What you are asked to do: Report how many lines in the records hold the string "this"; give the number and nothing else.
>>>
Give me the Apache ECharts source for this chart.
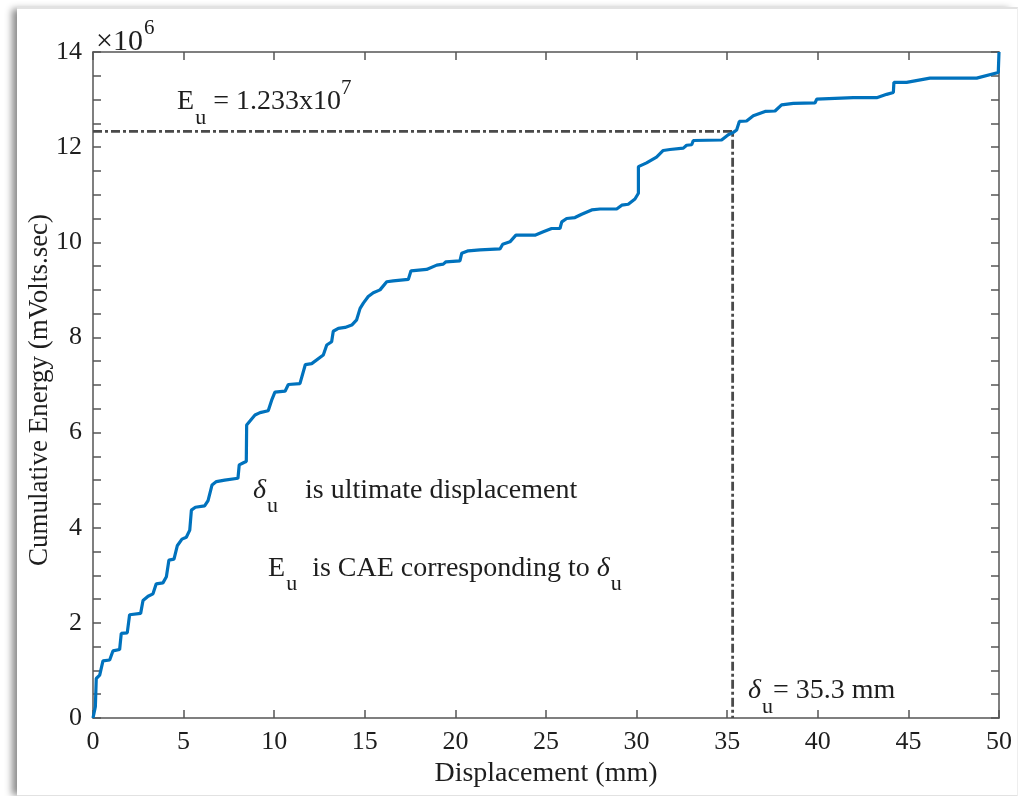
<!DOCTYPE html>
<html>
<head>
<meta charset="utf-8">
<script src="https://cdn.jsdelivr.net/npm/echarts@6/dist/echarts.min.js"></script>
<style>
  html, body { margin: 0; padding: 0; background: #ffffff; }
  #frame { position: absolute; left: 17px; top: 7px; width: 1000px; height: 786px;
           border-top: 2px solid #e2e2e2; border-bottom: 2px solid #e2e2e2; border-right: 1px solid #eeeeee;
           box-shadow: -7px 0 7px -2px rgba(0,0,0,0.45); background: #fff; }
  #chart { position: absolute; left: 0; top: 0; width: 1021px; height: 796px; }
</style>
</head>
<body>
<div id="frame"></div>
<div id="chart"></div>
<script>
// Displacement (mm)
const displacement = [0, 0.13, 0.18, 0.37, 0.55, 0.92, 1.10, 1.47, 1.56, 1.89, 2.02, 2.63, 2.76, 3.04, 3.31, 3.49, 3.86, 4.05, 4.19, 4.47, 4.65, 4.91, 5.15, 5.34, 5.43, 5.65, 6.16, 6.35, 6.57, 6.81, 7.27, 8.00, 8.07, 8.33, 8.46, 8.48, 8.94, 9.22, 9.67, 9.86, 10.04, 10.60, 10.78, 11.42, 11.72, 12.07, 12.71, 12.90, 13.17, 13.26, 13.54, 13.91, 14.28, 14.55, 14.74, 14.92, 15.19, 15.47, 15.84, 16.21, 16.57, 17.40, 17.55, 18.41, 18.97, 19.33, 19.48, 20.25, 20.35, 20.71, 21.36, 22.46, 22.61, 23.01, 23.34, 24.39, 24.85, 25.31, 25.77, 25.87, 26.14, 26.60, 26.97, 27.52, 27.98, 28.90, 29.18, 29.54, 29.91, 30.10, 30.10, 30.55, 31.10, 31.47, 31.84, 32.58, 32.76, 33.04, 33.13, 34.69, 35.06, 35.34, 35.52, 35.67, 36.07, 36.44, 37.09, 37.64, 38.00, 38.65, 39.85, 39.94, 41.96, 43.25, 43.80, 44.17, 44.20, 44.90, 46.19, 48.77, 49.96, 50.00];
// Cumulative energy (x10^6 mVolts.sec)
const energy = [0, 0.24, 0.83, 0.90, 1.20, 1.22, 1.41, 1.44, 1.78, 1.79, 2.17, 2.20, 2.47, 2.56, 2.61, 2.82, 2.84, 2.97, 3.32, 3.34, 3.62, 3.76, 3.80, 3.95, 4.37, 4.43, 4.46, 4.57, 4.90, 4.97, 5.00, 5.04, 5.32, 5.37, 5.39, 6.16, 6.37, 6.42, 6.46, 6.68, 6.85, 6.87, 7.01, 7.03, 7.43, 7.45, 7.63, 7.84, 7.91, 8.13, 8.19, 8.21, 8.26, 8.37, 8.61, 8.72, 8.86, 8.94, 9.00, 9.17, 9.19, 9.22, 9.40, 9.43, 9.52, 9.54, 9.59, 9.61, 9.77, 9.82, 9.84, 9.86, 9.96, 10.01, 10.15, 10.15, 10.22, 10.29, 10.29, 10.43, 10.50, 10.52, 10.59, 10.68, 10.70, 10.70, 10.78, 10.80, 10.91, 11.03, 11.59, 11.67, 11.79, 11.93, 11.95, 11.98, 12.04, 12.05, 12.14, 12.15, 12.26, 12.31, 12.36, 12.54, 12.55, 12.66, 12.75, 12.76, 12.89, 12.92, 12.93, 13.01, 13.04, 13.04, 13.11, 13.15, 13.36, 13.36, 13.45, 13.45, 13.57, 14.00];
// Ultimate point
const ultimateDisp = 35.3;
const ultimateEnergy = 12.33;
// Tick labels
const xTicks = ['0', '5', '10', '15', '20', '25', '30', '35', '40', '45', '50'];
const yTicks = ['0', '2', '4', '6', '8', '10', '12', '14'];
// Annotation texts and anchors (data coordinates)
const annoTexts = [
  '{m|E}{s|u}{m| = 1.233x10}{p|7}',
  '{i|δ}{s|u}{g|is ultimate displacement}',
  '{m|E}{s|u}{h|is CAE corresponding to }{i|δ}{s|u}',
  '{i|δ}{s|u}{m|= 35.3 mm}'
];
const annoX = [4.64, 8.83, 9.66, 36.15];
const annoY = [12.99, 4.83, 3.19, 0.61];

const FONT = '"Liberation Serif", "Times New Roman", serif';
const TXT = '#1e1e1e';
const AX = '#555555';

const chart = echarts.init(document.getElementById('chart'), null, { renderer: 'canvas' });
const curve = displacement.map((d, i) => [d, energy[i]]);
const guide = [[0, ultimateEnergy], [ultimateDisp, ultimateEnergy], [ultimateDisp, 0]];
const annos = annoX.map((x, i) => ({ value: [x, annoY[i]], label: { formatter: annoTexts[i] } }));

const base = { fontFamily: FONT, fontSize: 28, color: TXT, lineHeight: 30, verticalAlign: 'top' };
const rich = {
  m: Object.assign({}, base, { padding: [10, 0, 0, 0] }),
  i: Object.assign({}, base, { fontStyle: 'italic', padding: [10, 0, 0, 0] }),
  g: Object.assign({}, base, { padding: [10, 0, 0, 27] }),
  h: Object.assign({}, base, { padding: [10, 0, 0, 15] }),
  s: { fontFamily: FONT, fontSize: 22, color: TXT, lineHeight: 22, padding: [29, 0, 0, 1], verticalAlign: 'top' },
  p: { fontFamily: FONT, fontSize: 21, color: TXT, lineHeight: 20, padding: [0, 0, 0, 0], verticalAlign: 'top' }
};

const axisCommon = {
  axisLine: { show: true, onZero: false, lineStyle: { color: AX, width: 1.5 } },
  axisTick: { show: true, inside: true, length: 8, lineStyle: { color: AX, width: 1.5 } },
  splitLine: { show: false }
};

chart.setOption({
  animation: false,
  backgroundColor: 'transparent',
  grid: { left: 93, right: 22, top: 52, bottom: 78, containLabel: false, outerBoundsMode: 'none' },
  xAxis: [
    Object.assign({
      type: 'value', min: 0, max: 50, interval: 5, position: 'bottom',
      name: 'Displacement (mm)', nameLocation: 'middle', nameGap: 41,
      nameTextStyle: { fontFamily: FONT, fontSize: 28, color: TXT },
      axisLabel: { fontFamily: FONT, fontSize: 26, color: TXT, margin: 11,
        formatter: (v) => xTicks[Math.round(v / 5)] }
    }, axisCommon),
    Object.assign({
      type: 'value', min: 0, max: 50, interval: 5, position: 'top',
      axisLabel: { show: false }
    }, axisCommon)
  ],
  yAxis: [
    Object.assign({
      type: 'value', min: 0, max: 14, interval: 2, position: 'left',
      name: 'Cumulative Energy (mVolts.sec)', nameLocation: 'middle', nameGap: 40, nameRotate: 90,
      nameMoveOverlap: false,
      nameTextStyle: { fontFamily: FONT, fontSize: 27, color: TXT, padding: [0, 10, 0, 0] },
      axisLabel: { fontFamily: FONT, fontSize: 26, color: TXT, margin: 11,
        formatter: (v) => yTicks[Math.round(v / 2)] },
      minorTick: { show: true, splitNumber: 4, length: 8, lineStyle: { color: AX, width: 1.5 } }
    }, axisCommon),
    Object.assign({
      type: 'value', min: 0, max: 14, interval: 2, position: 'right',
      axisLabel: { show: false },
      minorTick: { show: true, splitNumber: 4, length: 8, lineStyle: { color: AX, width: 1.5 } }
    }, axisCommon)
  ],
  series: [
    {
      type: 'line', name: 'guide', data: guide, symbol: 'none', silent: true,
      lineStyle: { color: '#4a4a4a', width: 2.8, type: [9, 3, 3, 3] }, z: 2
    },
    {
      type: 'line', name: 'CAE', data: curve, symbol: 'none', silent: true,
      lineStyle: { color: '#0072BD', width: 3.2 }, z: 3
    },
    {
      type: 'scatter', name: 'annotations', data: annos, symbolSize: 0, silent: true, clip: false,
      itemStyle: { opacity: 1 },
      label: { show: true, position: 'right', distance: 0, offset: [0, -7], opacity: 1, rich: rich }, z: 5
    }
  ],
  graphic: [
    {
      type: 'text', left: 96, top: 15,
      style: { text: '{m|×10}{p|6}', rich: {
        m: { fontFamily: FONT, fontSize: 30, fill: TXT, color: TXT, lineHeight: 32, padding: [12, 0, 0, 0], verticalAlign: 'top' },
        p: { fontFamily: FONT, fontSize: 21, fill: TXT, color: TXT, lineHeight: 20, padding: [3, 0, 0, 1], verticalAlign: 'top' }
      } }
    }
  ]
});
</script>
</body>
</html>
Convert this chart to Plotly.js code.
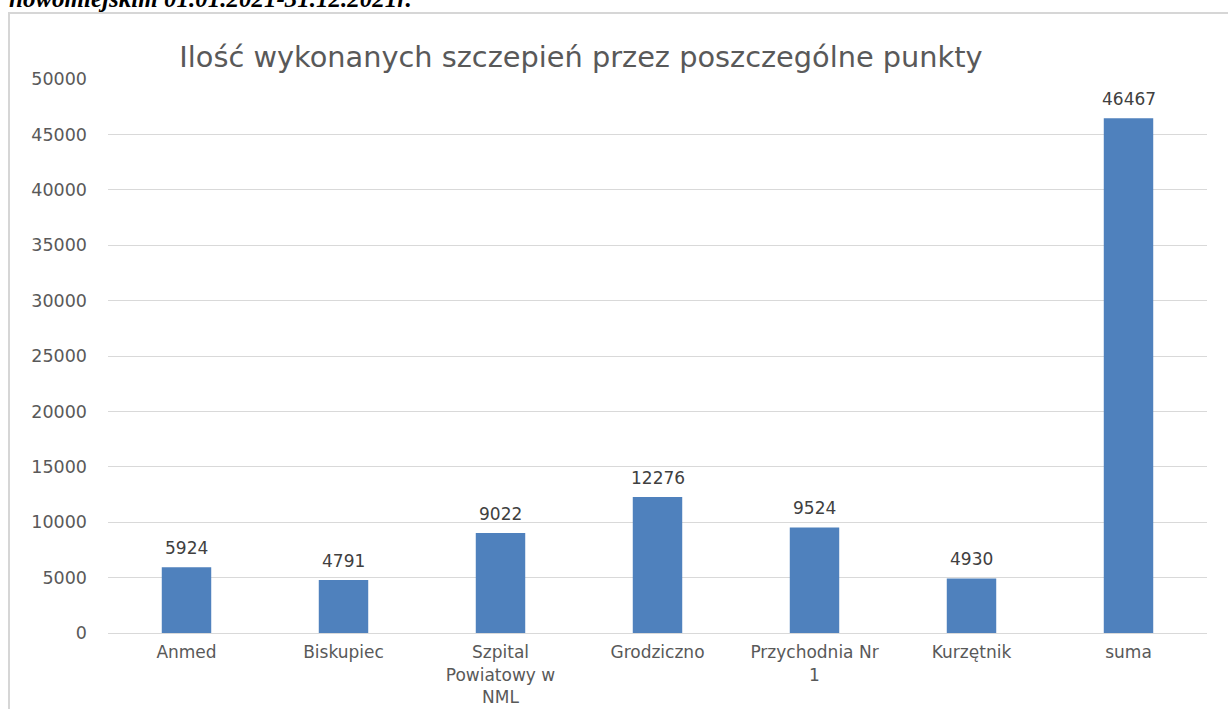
<!DOCTYPE html>
<html>
<head>
<meta charset="utf-8">
<script src="https://cdn.plot.ly/plotly-3.0.1.min.js"></script>
<style>
  body { margin: 0; background: #fff; }
  #wrap { position: relative; width: 1228px; height: 709px; overflow: hidden; }
  #frame {
    position: absolute; left: 8px; top: 12px; right: -4px; bottom: -4px;
    border-top: 2px solid #d6d6d6; border-left: 2px solid #d6d6d6;
    pointer-events: none;
  }
</style>
</head>
<body>
<div id="wrap">
  <div id="myDiv"></div>
  <div id="frame"></div>
</div>
<script>
// punkty szczepien i liczba szczepien
const punkty = ["Anmed", "Biskupiec", "Szpital<br>Powiatowy w<br>NML", "Grodziczno", "Przychodnia Nr<br>1", "Kurzętnik", "suma"];
const szczepienia = [5924, 4791, 9022, 12276, 9524, 4930, 46467];
const tytul = "Ilość wykonanych szczepień przez poszczególne punkty";
const naglowek = "nowomiejskim 01.01.2021-31.12.2021r.";

const W = 1228, H = 709;
const margin = { l: 108, r: 21, t: 79, b: 76 };
const plotW = W - margin.l - margin.r;
const plotH = H - margin.t - margin.b;

// etykiety wartosci nad slupkami
const etykiety = punkty.map((p, i) => ({
  x: p,
  y: szczepienia[i],
  text: String(szczepienia[i]),
  showarrow: false,
  yanchor: "bottom",
  yshift: 7,
  font: { family: "DejaVu Sans", size: 17, color: "#404040" },
}));

// obciety tekst naglowka nad wykresem (w oryginale tez przyciety)
etykiety.push({
  xref: "paper", yref: "paper",
  x: (7 - margin.l) / plotW,
  y: (H - margin.b - 14) / plotH,
  xanchor: "left", yanchor: "bottom",
  text: "<b><i>" + naglowek + "</i></b>",
  showarrow: false,
  font: { family: "Liberation Serif", size: 25, color: "#000" },
});

const trace1 = {
  type: "bar",
  x: punkty,
  y: szczepienia,
  marker: { color: "#4F81BD" },
  hoverinfo: "x+y",
};

const layout = {
  width: W,
  height: H,
  margin: margin,
  paper_bgcolor: "#fff",
  plot_bgcolor: "#fff",
  showlegend: false,
  bargap: 0.685,
  title: {
    text: tytul,
    x: 581 / W,
    xanchor: "center",
    y: 1 - 57 / H,
    yanchor: "middle",
    font: { family: "DejaVu Sans", size: 28.8, color: "#595959" },
  },
  xaxis: {
    type: "category",
    showgrid: false,
    showline: true,
    linecolor: "#d9d9d9",
    linewidth: 1,
    ticks: "",
    ticklabelstandoff: 4,
    tickfont: { family: "DejaVu Sans", size: 17, color: "#595959" },
  },
  yaxis: {
    range: [0, 50000],
    dtick: 5000,
    tickformat: "d",
    showgrid: true,
    gridcolor: "#d9d9d9",
    zeroline: true,
    zerolinecolor: "#d9d9d9",
    showline: false,
    ticks: "",
    ticklabelstandoff: 20,
    tickfont: { family: "DejaVu Sans", size: 17.5, color: "#595959" },
  },
  annotations: etykiety,
};

Plotly.newPlot("myDiv", [trace1], layout, { displayModeBar: false, staticPlot: true });
</script>
</body>
</html>
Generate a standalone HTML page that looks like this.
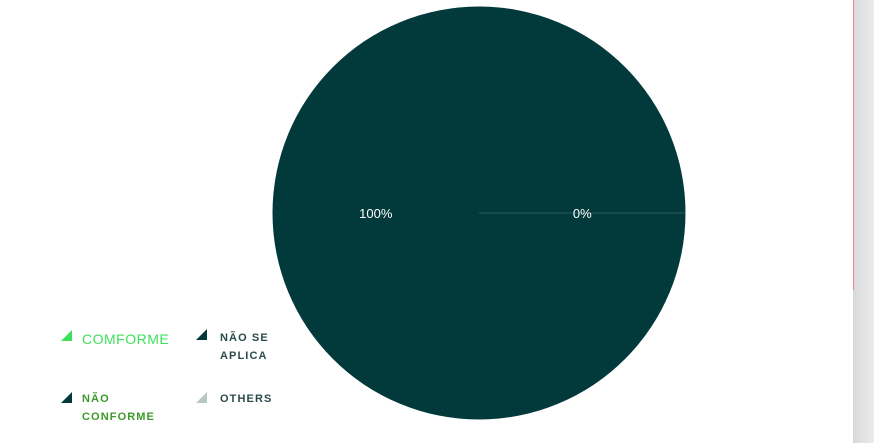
<!DOCTYPE html>
<html><head><meta charset="utf-8"><style>
body{margin:0;width:874px;height:443px;overflow:hidden;background:#fff;font-family:"Liberation Sans",sans-serif;position:relative}
.sb{position:absolute;left:853px;top:0;width:21px;height:443px;background:linear-gradient(90deg,#d8d9db,#ececec)}
.sbl{position:absolute;left:853px;top:0;width:1px;height:290px;background:#e88}
.lg{position:absolute;font-size:11px;letter-spacing:1.1px;line-height:18px;font-weight:bold}
.tri{position:absolute;width:0;height:0;border-left:11px solid transparent;border-bottom:11px solid}
</style></head><body>
<div class="sb"></div>
<div class="sbl"></div>
<svg id="chart" width="874" height="443" style="position:absolute;left:0;top:0"></svg>
<div>
<div class="tri" style="left:61px;top:330px;border-bottom-color:#3ee05a"></div>
<div class="lg" style="left:82px;top:330px;color:#3ee05a;font-weight:normal;font-size:14px;letter-spacing:0.5px">COMFORME</div>
<div class="tri" style="left:196px;top:329px;border-bottom-color:#023a3c"></div>
<div class="lg" style="left:220px;top:329px;color:#2c4a4c">NÃO SE<br>APLICA</div>
<div class="tri" style="left:61px;top:392px;border-bottom-color:#023a3c"></div>
<div class="lg" style="left:82px;top:390px;color:#3a9a2a">NÃO<br>CONFORME</div>
<div class="tri" style="left:196px;top:392px;border-bottom-color:#b8c8c8"></div>
<div class="lg" style="left:220px;top:390px;color:#2c4a4c">OTHERS</div>
</div>
<script>
const categories=["Não se aplica","Comforme"];
const values=[100,0];
const colors=["#023a3c","#3ee05a"];
const svg=document.getElementById('chart');
const cx=479,cy=213,r=206.5;
const total=values.reduce((a,b)=>a+b,0);
const NS="http://www.w3.org/2000/svg";
let a=0;
function pt(ang,rad){return [cx+rad*Math.cos(ang),cy+rad*Math.sin(ang)];}
values.forEach((v,i)=>{
  const frac=v/total, a2=a+frac*2*Math.PI;
  let el;
  if(frac>=0.9999){
    el=document.createElementNS(NS,'circle');
    el.setAttribute('cx',cx);el.setAttribute('cy',cy);el.setAttribute('r',r);
    el.setAttribute('fill',colors[i]);
  } else {
    const p1=pt(a,r),p2=pt(a2,r);
    el=document.createElementNS(NS,'path');
    el.setAttribute('d',`M${cx},${cy}L${p1[0]},${p1[1]}A${r},${r} 0 ${frac>0.5?1:0} 1 ${p2[0]},${p2[1]}Z`);
    el.setAttribute('fill',colors[i]);
    el.setAttribute('stroke','#3d6567');el.setAttribute('stroke-width','0.8');
  }
  
  
  svg.appendChild(el);
  a=a2;
});
a=0;
values.forEach((v,i)=>{
  const frac=v/total, mid=a+frac*Math.PI;
  const p=pt(mid,r*0.5);
  const t=document.createElementNS(NS,'text');
  t.setAttribute('x',p[0]);t.setAttribute('y',p[1]+5);
  t.setAttribute('text-anchor','middle');t.setAttribute('fill','#fff');
  t.setAttribute('font-size','13');t.setAttribute('font-family','Liberation Sans, sans-serif');
  t.textContent=Math.round(frac*100)+'%';
  
  
  svg.appendChild(t);
  a+=frac*2*Math.PI;
});
</script>
</body></html>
<<<
Full solution: 3